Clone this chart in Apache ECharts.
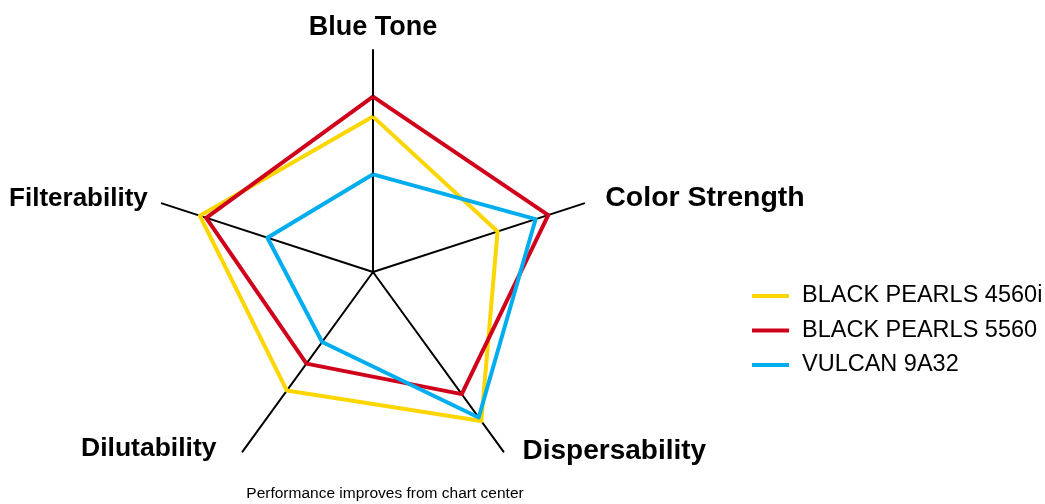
<!DOCTYPE html>
<html>
<head>
<meta charset="utf-8">
<script src="https://cdn.jsdelivr.net/npm/echarts@6/dist/echarts.min.js"></script>
<style>html,body{margin:0;padding:0;background:#fff}#c{width:1045px;height:504px}</style>
</head>
<body>
<div id="c"></div>
<script>
const indicators = ['Blue Tone', 'Filterability', 'Dilutability', 'Dispersability', 'Color Strength'];
const seriesNames = ['BLACK PEARLS 4560i', 'BLACK PEARLS 5560', 'VULCAN 9A32'];
const bp4560i = [70, 82, 66, 83, 59];
const bp5560 = [79, 79, 51, 68, 83];
const vulcan9a32 = [44, 50, 39, 81, 77];
const maxValue = 100;
const subtitle = 'Performance improves from chart center';
const colors = ['#FCD600', '#D0021B', '#00AEEF'];

// per-label text tuning (style only)
const nameStyles = {
  n0: { fontSize: 27, padding: [0, 0, 0, 0] },
  n1: { fontSize: 26, padding: [0, 6, 4, 0] },
  n2: { fontSize: 26.5, padding: [0, 21, 20, 0] },
  n3: { fontSize: 28, padding: [0, 0, 14, 14] },
  n4: { fontSize: 28.5, padding: [0, 0, 5, 13] }
};
Object.keys(nameStyles).forEach(k => {
  Object.assign(nameStyles[k], { fontWeight: 'bold', color: '#000', fontFamily: 'Liberation Sans' });
});

const chart = echarts.init(document.getElementById('c'));
const values = [bp4560i, bp5560, vulcan9a32];
chart.setOption({
  animation: false,
  textStyle: { fontFamily: 'Liberation Sans, Arial, sans-serif' },
  title: {
    text: subtitle, left: 385, top: 486, textAlign: 'center', padding: 0,
    textStyle: { fontSize: 15.5, fontWeight: 'normal', color: '#000', fontFamily: 'Liberation Sans' }
  },
  legend: {
    orient: 'vertical', left: 752, top: 284, itemGap: 10.5, padding: 0,
    icon: 'rect', itemWidth: 37, itemHeight: 4,
    data: seriesNames,
    textStyle: { fontSize: 23.5, color: '#000', fontFamily: 'Liberation Sans', padding: [0, 0, 0, 8] }
  },
  radar: {
    center: [373, 272], radius: 222, startAngle: 90,
    indicator: indicators.map(n => ({ name: n, max: maxValue })),
    shape: 'polygon', splitNumber: 1,
    axisName: {
      color: '#000', fontSize: 27, fontWeight: 'bold', fontFamily: 'Liberation Sans',
      formatter: (name) => '{n' + indicators.indexOf(name) + '|' + name + '}',
      rich: nameStyles
    },
    nameGap: 8.5,
    splitLine: { show: false }, splitArea: { show: false },
    axisLine: { lineStyle: { color: '#000', width: 2 } },
    axisTick: { show: false }, axisLabel: { show: false }
  },
  series: [{
    type: 'radar', symbol: 'none',
    data: values.map((v, i) => ({
      name: seriesNames[i], value: v,
      lineStyle: { color: colors[i], width: 4 },
      itemStyle: { color: colors[i] }
    }))
  }]
});
</script>
</body>
</html>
--
(Work to complete) Reproduce exactly the run of lines that opens the listing and closes with the line holding "const colors = ['#FCD600', '#D0021B', '#00AEEF'];". Pictures are excluded.

(Correct response)
Clone this chart in Apache ECharts.
<!DOCTYPE html>
<html>
<head>
<meta charset="utf-8">
<script src="https://cdn.jsdelivr.net/npm/echarts@6/dist/echarts.min.js"></script>
<style>html,body{margin:0;padding:0;background:#fff}#c{width:1045px;height:504px}</style>
</head>
<body>
<div id="c"></div>
<script>
const indicators = ['Blue Tone', 'Filterability', 'Dilutability', 'Dispersability', 'Color Strength'];
const seriesNames = ['BLACK PEARLS 4560i', 'BLACK PEARLS 5560', 'VULCAN 9A32'];
const bp4560i = [70, 82, 66, 83, 59];
const bp5560 = [79, 79, 51, 68, 83];
const vulcan9a32 = [44, 50, 39, 81, 77];
const maxValue = 100;
const subtitle = 'Performance improves from chart center';
const colors = ['#FCD600', '#D0021B', '#00AEEF'];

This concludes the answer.